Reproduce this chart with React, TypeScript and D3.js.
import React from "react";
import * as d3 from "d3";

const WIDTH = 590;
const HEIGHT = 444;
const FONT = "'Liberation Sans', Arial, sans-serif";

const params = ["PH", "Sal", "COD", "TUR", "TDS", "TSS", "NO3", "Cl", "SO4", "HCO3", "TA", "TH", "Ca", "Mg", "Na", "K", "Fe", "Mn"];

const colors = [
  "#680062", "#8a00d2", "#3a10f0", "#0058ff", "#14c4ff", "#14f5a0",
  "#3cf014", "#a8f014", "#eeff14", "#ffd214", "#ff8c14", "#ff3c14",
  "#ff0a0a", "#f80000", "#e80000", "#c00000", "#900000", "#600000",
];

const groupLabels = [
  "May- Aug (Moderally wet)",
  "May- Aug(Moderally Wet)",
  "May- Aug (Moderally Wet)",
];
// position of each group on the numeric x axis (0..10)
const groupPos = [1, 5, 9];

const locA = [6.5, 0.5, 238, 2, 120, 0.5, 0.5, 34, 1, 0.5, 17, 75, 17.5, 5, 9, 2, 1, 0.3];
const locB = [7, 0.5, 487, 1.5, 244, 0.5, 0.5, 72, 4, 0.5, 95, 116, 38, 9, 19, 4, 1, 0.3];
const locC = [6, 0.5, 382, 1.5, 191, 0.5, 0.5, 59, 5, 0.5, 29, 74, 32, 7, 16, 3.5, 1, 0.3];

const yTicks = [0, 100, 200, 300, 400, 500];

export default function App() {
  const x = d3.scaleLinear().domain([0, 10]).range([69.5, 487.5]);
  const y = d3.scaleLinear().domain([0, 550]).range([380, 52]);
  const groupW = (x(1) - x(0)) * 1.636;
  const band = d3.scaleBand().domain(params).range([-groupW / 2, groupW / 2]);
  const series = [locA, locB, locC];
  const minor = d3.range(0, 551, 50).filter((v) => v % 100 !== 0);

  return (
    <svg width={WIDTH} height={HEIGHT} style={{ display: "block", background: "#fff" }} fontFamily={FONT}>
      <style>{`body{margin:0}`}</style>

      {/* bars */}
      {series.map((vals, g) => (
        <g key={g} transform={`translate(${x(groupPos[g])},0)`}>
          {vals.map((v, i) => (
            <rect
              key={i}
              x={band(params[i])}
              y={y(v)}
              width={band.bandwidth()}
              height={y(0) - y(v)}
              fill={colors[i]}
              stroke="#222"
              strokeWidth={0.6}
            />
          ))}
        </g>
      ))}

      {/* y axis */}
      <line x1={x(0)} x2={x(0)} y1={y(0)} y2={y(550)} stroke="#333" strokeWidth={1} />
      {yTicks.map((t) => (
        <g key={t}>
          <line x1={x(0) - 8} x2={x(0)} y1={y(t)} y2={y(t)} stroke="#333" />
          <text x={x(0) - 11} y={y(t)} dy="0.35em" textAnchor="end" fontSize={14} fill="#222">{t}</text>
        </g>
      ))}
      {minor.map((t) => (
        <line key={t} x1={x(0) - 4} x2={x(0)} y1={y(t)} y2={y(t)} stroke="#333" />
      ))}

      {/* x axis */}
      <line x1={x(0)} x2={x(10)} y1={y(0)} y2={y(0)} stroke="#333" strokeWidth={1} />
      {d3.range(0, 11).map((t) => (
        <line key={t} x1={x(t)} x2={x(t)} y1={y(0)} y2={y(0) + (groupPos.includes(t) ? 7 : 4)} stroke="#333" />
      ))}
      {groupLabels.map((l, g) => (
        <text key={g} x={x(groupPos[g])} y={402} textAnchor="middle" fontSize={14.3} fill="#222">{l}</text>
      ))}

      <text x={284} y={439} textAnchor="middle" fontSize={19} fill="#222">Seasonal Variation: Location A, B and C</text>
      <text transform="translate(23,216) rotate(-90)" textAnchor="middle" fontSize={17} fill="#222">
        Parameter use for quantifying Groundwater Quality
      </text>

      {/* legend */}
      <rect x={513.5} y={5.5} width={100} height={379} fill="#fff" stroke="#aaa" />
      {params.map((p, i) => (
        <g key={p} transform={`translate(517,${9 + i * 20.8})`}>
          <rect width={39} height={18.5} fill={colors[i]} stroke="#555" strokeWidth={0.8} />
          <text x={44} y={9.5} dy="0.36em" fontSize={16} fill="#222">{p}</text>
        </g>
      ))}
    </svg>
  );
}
--------------------------------
Each line above must be reproduced exactly as it stands.

## [Solution]
Reproduce this chart with React, TypeScript and D3.js.
import React from "react";
import * as d3 from "d3";

const WIDTH = 590;
const HEIGHT = 444;
const FONT = "'Liberation Sans', Arial, sans-serif";

const params = ["PH", "Sal", "COD", "TUR", "TDS", "TSS", "NO3", "Cl", "SO4", "HCO3", "TA", "TH", "Ca", "Mg", "Na", "K", "Fe", "Mn"];

const colors = [
  "#680062", "#8a00d2", "#3a10f0", "#0058ff", "#14c4ff", "#14f5a0",
  "#3cf014", "#a8f014", "#eeff14", "#ffd214", "#ff8c14", "#ff3c14",
  "#ff0a0a", "#f80000", "#e80000", "#c00000", "#900000", "#600000",
];

const groupLabels = [
  "May- Aug (Moderally wet)",
  "May- Aug(Moderally Wet)",
  "May- Aug (Moderally Wet)",
];
// position of each group on the numeric x axis (0..10)
const groupPos = [1, 5, 9];

const locA = [6.5, 0.5, 238, 2, 120, 0.5, 0.5, 34, 1, 0.5, 17, 75, 17.5, 5, 9, 2, 1, 0.3];
const locB = [7, 0.5, 487, 1.5, 244, 0.5, 0.5, 72, 4, 0.5, 95, 116, 38, 9, 19, 4, 1, 0.3];
const locC = [6, 0.5, 382, 1.5, 191, 0.5, 0.5, 59, 5, 0.5, 29, 74, 32, 7, 16, 3.5, 1, 0.3];

const yTicks = [0, 100, 200, 300, 400, 500];

export default function App() {
  const x = d3.scaleLinear().domain([0, 10]).range([69.5, 487.5]);
  const y = d3.scaleLinear().domain([0, 550]).range([380, 52]);
  const groupW = (x(1) - x(0)) * 1.636;
  const band = d3.scaleBand().domain(params).range([-groupW / 2, groupW / 2]);
  const series = [locA, locB, locC];
  const minor = d3.range(0, 551, 50).filter((v) => v % 100 !== 0);

  return (
    <svg width={WIDTH} height={HEIGHT} style={{ display: "block", background: "#fff" }} fontFamily={FONT}>
      <style>{`body{margin:0}`}</style>

      {/* bars */}
      {series.map((vals, g) => (
        <g key={g} transform={`translate(${x(groupPos[g])},0)`}>
          {vals.map((v, i) => (
            <rect
              key={i}
              x={band(params[i])}
              y={y(v)}
              width={band.bandwidth()}
              height={y(0) - y(v)}
              fill={colors[i]}
              stroke="#222"
              strokeWidth={0.6}
            />
          ))}
        </g>
      ))}

      {/* y axis */}
      <line x1={x(0)} x2={x(0)} y1={y(0)} y2={y(550)} stroke="#333" strokeWidth={1} />
      {yTicks.map((t) => (
        <g key={t}>
          <line x1={x(0) - 8} x2={x(0)} y1={y(t)} y2={y(t)} stroke="#333" />
          <text x={x(0) - 11} y={y(t)} dy="0.35em" textAnchor="end" fontSize={14} fill="#222">{t}</text>
        </g>
      ))}
      {minor.map((t) => (
        <line key={t} x1={x(0) - 4} x2={x(0)} y1={y(t)} y2={y(t)} stroke="#333" />
      ))}

      {/* x axis */}
      <line x1={x(0)} x2={x(10)} y1={y(0)} y2={y(0)} stroke="#333" strokeWidth={1} />
      {d3.range(0, 11).map((t) => (
        <line key={t} x1={x(t)} x2={x(t)} y1={y(0)} y2={y(0) + (groupPos.includes(t) ? 7 : 4)} stroke="#333" />
      ))}
      {groupLabels.map((l, g) => (
        <text key={g} x={x(groupPos[g])} y={402} textAnchor="middle" fontSize={14.3} fill="#222">{l}</text>
      ))}

      <text x={284} y={439} textAnchor="middle" fontSize={19} fill="#222">Seasonal Variation: Location A, B and C</text>
      <text transform="translate(23,216) rotate(-90)" textAnchor="middle" fontSize={17} fill="#222">
        Parameter use for quantifying Groundwater Quality
      </text>

      {/* legend */}
      <rect x={513.5} y={5.5} width={100} height={379} fill="#fff" stroke="#aaa" />
      {params.map((p, i) => (
        <g key={p} transform={`translate(517,${9 + i * 20.8})`}>
          <rect width={39} height={18.5} fill={colors[i]} stroke="#555" strokeWidth={0.8} />
          <text x={44} y={9.5} dy="0.36em" fontSize={16} fill="#222">{p}</text>
        </g>
      ))}
    </svg>
  );
}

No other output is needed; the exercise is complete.